━━━ Information provided ━━━

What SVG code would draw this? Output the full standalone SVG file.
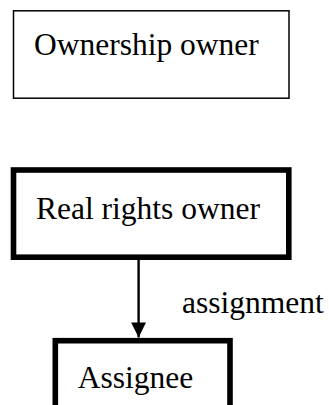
<svg xmlns="http://www.w3.org/2000/svg" width="329" height="405" viewBox="0 0 329 405">
  <style>
    .box { fill: #ffffff; stroke: #000000; }
    .thin { stroke-width: 1.5; }
    .thick { stroke-width: 5.6; }
    .label { font-family: "Liberation Serif", "Times New Roman", serif; font-size: 31.5px; fill: #000000; }
    .edge { stroke: #000000; stroke-width: 2.4; fill: none; }
  </style>
  <defs>
    <marker id="arrow" markerUnits="userSpaceOnUse" markerWidth="16" markerHeight="16" refX="15" refY="7.5" orient="auto">
      <path d="M0,0 L15,7.5 L0,15 Z" fill="#000000"/>
    </marker>
  </defs>
  <rect width="329" height="405" fill="#ffffff"/>

  <g id="node-ownership-owner">
    <rect class="box thin" x="13.5" y="10.8" width="275.5" height="87.4"/>
    <text class="label" x="34" y="55">Ownership owner</text>
  </g>

  <g id="node-real-rights-owner">
    <rect class="box thick" x="13.5" y="170" width="275.3" height="87.2"/>
    <text class="label" x="36" y="219">Real rights owner</text>
  </g>

  <g id="node-assignee">
    <rect class="box thick" x="55.3" y="340.7" width="174.7" height="90"/>
    <text class="label" x="77.7" y="387.7">Assignee</text>
  </g>

  <g id="connectors">
    <line class="edge" x1="138.6" y1="259.5" x2="138.6" y2="337.4" marker-end="url(#arrow)"/>
    <text class="label" x="182" y="313">assignment</text>
  </g>
</svg>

━━━

• [What this task involves]
Take the listing above and print it exactly, apart from the pictures.

• [Correct answer]
What SVG code would draw this? Output the full standalone SVG file.
<svg xmlns="http://www.w3.org/2000/svg" width="329" height="405" viewBox="0 0 329 405">
  <style>
    .box { fill: #ffffff; stroke: #000000; }
    .thin { stroke-width: 1.5; }
    .thick { stroke-width: 5.6; }
    .label { font-family: "Liberation Serif", "Times New Roman", serif; font-size: 31.5px; fill: #000000; }
    .edge { stroke: #000000; stroke-width: 2.4; fill: none; }
  </style>
  <defs>
    <marker id="arrow" markerUnits="userSpaceOnUse" markerWidth="16" markerHeight="16" refX="15" refY="7.5" orient="auto">
      <path d="M0,0 L15,7.5 L0,15 Z" fill="#000000"/>
    </marker>
  </defs>
  <rect width="329" height="405" fill="#ffffff"/>

  <g id="node-ownership-owner">
    <rect class="box thin" x="13.5" y="10.8" width="275.5" height="87.4"/>
    <text class="label" x="34" y="55">Ownership owner</text>
  </g>

  <g id="node-real-rights-owner">
    <rect class="box thick" x="13.5" y="170" width="275.3" height="87.2"/>
    <text class="label" x="36" y="219">Real rights owner</text>
  </g>

  <g id="node-assignee">
    <rect class="box thick" x="55.3" y="340.7" width="174.7" height="90"/>
    <text class="label" x="77.7" y="387.7">Assignee</text>
  </g>

  <g id="connectors">
    <line class="edge" x1="138.6" y1="259.5" x2="138.6" y2="337.4" marker-end="url(#arrow)"/>
    <text class="label" x="182" y="313">assignment</text>
  </g>
</svg>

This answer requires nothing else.